- REQUIREMENTS -
Take the lines from the top down to and including the one with "plt.rcParams['font.family'] = ['Liberation" and repeat them exactly. Omit images.

## BEGIN AVAILABLE DATA

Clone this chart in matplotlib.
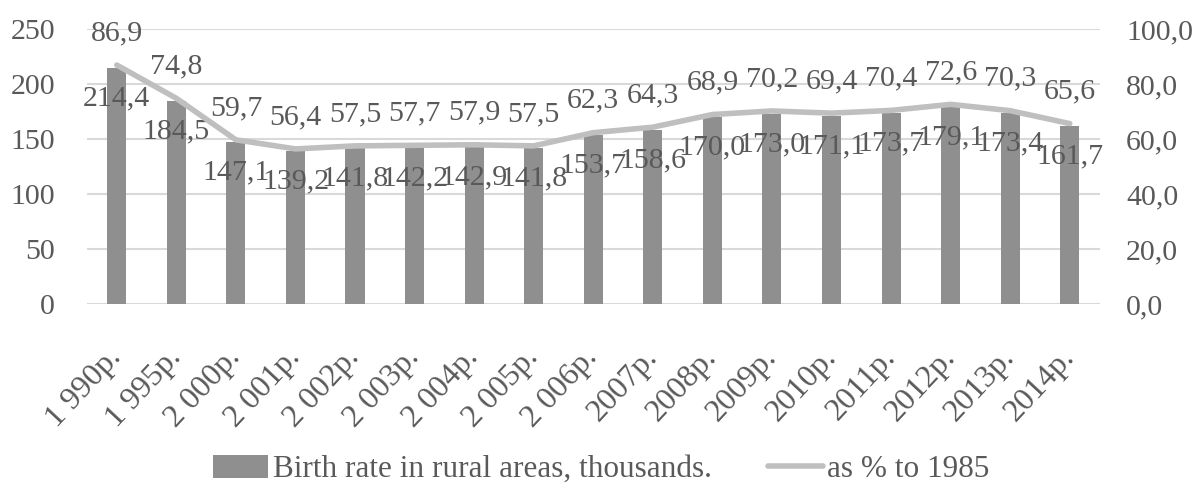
import matplotlib.pyplot as plt
import numpy as np

plt.rcParams['font.family'] = ['Liberation Serif', 'DejaVu Serif']

# Rural births by year
years = ['1 990р.', '1 995р.', '2 000р.', '2 001р.', '2 002р.', '2 003р.', '2 004р.',
         '2 005р.', '2 006р.', '2007р.', '2008р.', '2009р.', '2010р.', '2011р.',
         '2012р.', '2013р.', '2014р.']
births = [214.4, 184.5, 147.1, 139.2, 141.8, 142.2, 142.9, 141.8, 153.7, 158.6,
          170.0, 173.0, 171.1, 173.7, 179.1, 173.4, 161.7]
pct_1985 = [86.9, 74.8, 59.7, 56.4, 57.5, 57.7, 57.9, 57.5, 62.3, 64.3,
            68.9, 70.2, 69.4, 70.4, 72.6, 70.3, 65.6]

text_color = '#595959'
bar_color = '#8f8f8f'
line_color = '#bfbfbf'
fs = 21.5

def comma(v):
    return f"{v:.1f}".replace('.', ',')

fig = plt.figure(figsize=(12.03, 4.94), dpi=100)
ax = fig.add_axes([0.0723, 0.3846, 0.8417, 0.5567])
ax2 = ax.twinx()

x = np.arange(len(years))
ax.bar(x, births, width=0.32, color=bar_color, zorder=2,
       label='Birth rate in rural areas, thousands.')
ax2.plot(x, pct_1985, color=line_color, lw=4, solid_capstyle='round', zorder=3,
         label='as % to 1985')

ax.set_xlim(-0.5, len(years) - 0.5)
ax.set_ylim(0, 250)
ax.set_yticks(range(0, 251, 50))
ax2.set_ylim(0, 100)
ax2.set_yticks(range(0, 101, 20))
ax2.set_yticklabels([comma(v) for v in range(0, 101, 20)])

ax.yaxis.grid(True, color='#d9d9d9', lw=1.5, zorder=0)
ax.set_axisbelow(True)
for a in (ax, ax2):
    for s in a.spines.values():
        s.set_visible(False)
    a.tick_params(length=0, labelsize=fs, labelcolor=text_color)
ax.tick_params(axis='y', pad=23)
ax2.tick_params(axis='y', pad=19)

ax.set_xticks(x)
ax.set_xticklabels(years, rotation=47, ha='right', va='center',
                   rotation_mode='anchor', fontsize=23)
ax.tick_params(axis='x', pad=35)

# value labels
for xi, v in zip(x, births):
    ax.annotate(comma(v), (xi, v), xytext=(0, -22), textcoords='offset points',
                ha='center', va='center', fontsize=fs, color=text_color, zorder=5)
for xi, v in zip(x, pct_1985):
    ax2.annotate(comma(v), (xi, v), xytext=(0, 23), textcoords='offset points',
                 ha='center', va='center', fontsize=fs, color=text_color, zorder=5)

h1, l1 = ax.get_legend_handles_labels()
h2, l2 = ax2.get_legend_handles_labels()
fig.legend(h1 + h2, l1 + l2, loc='center', bbox_to_anchor=(0.5, 0.05), ncol=2,
           frameon=False, fontsize=22.5, labelcolor=text_color, handlelength=1.75,
           handletextpad=0.15, columnspacing=1.8, handleheight=0.75, borderpad=0)

fig.savefig('out.png', dpi=100)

## END AVAILABLE DATA

- RESPONSE TO THIS TASK -
Clone this chart in matplotlib.
import matplotlib.pyplot as plt
import numpy as np

plt.rcParams['font.family'] = ['Liberation Serif', 'DejaVu Serif']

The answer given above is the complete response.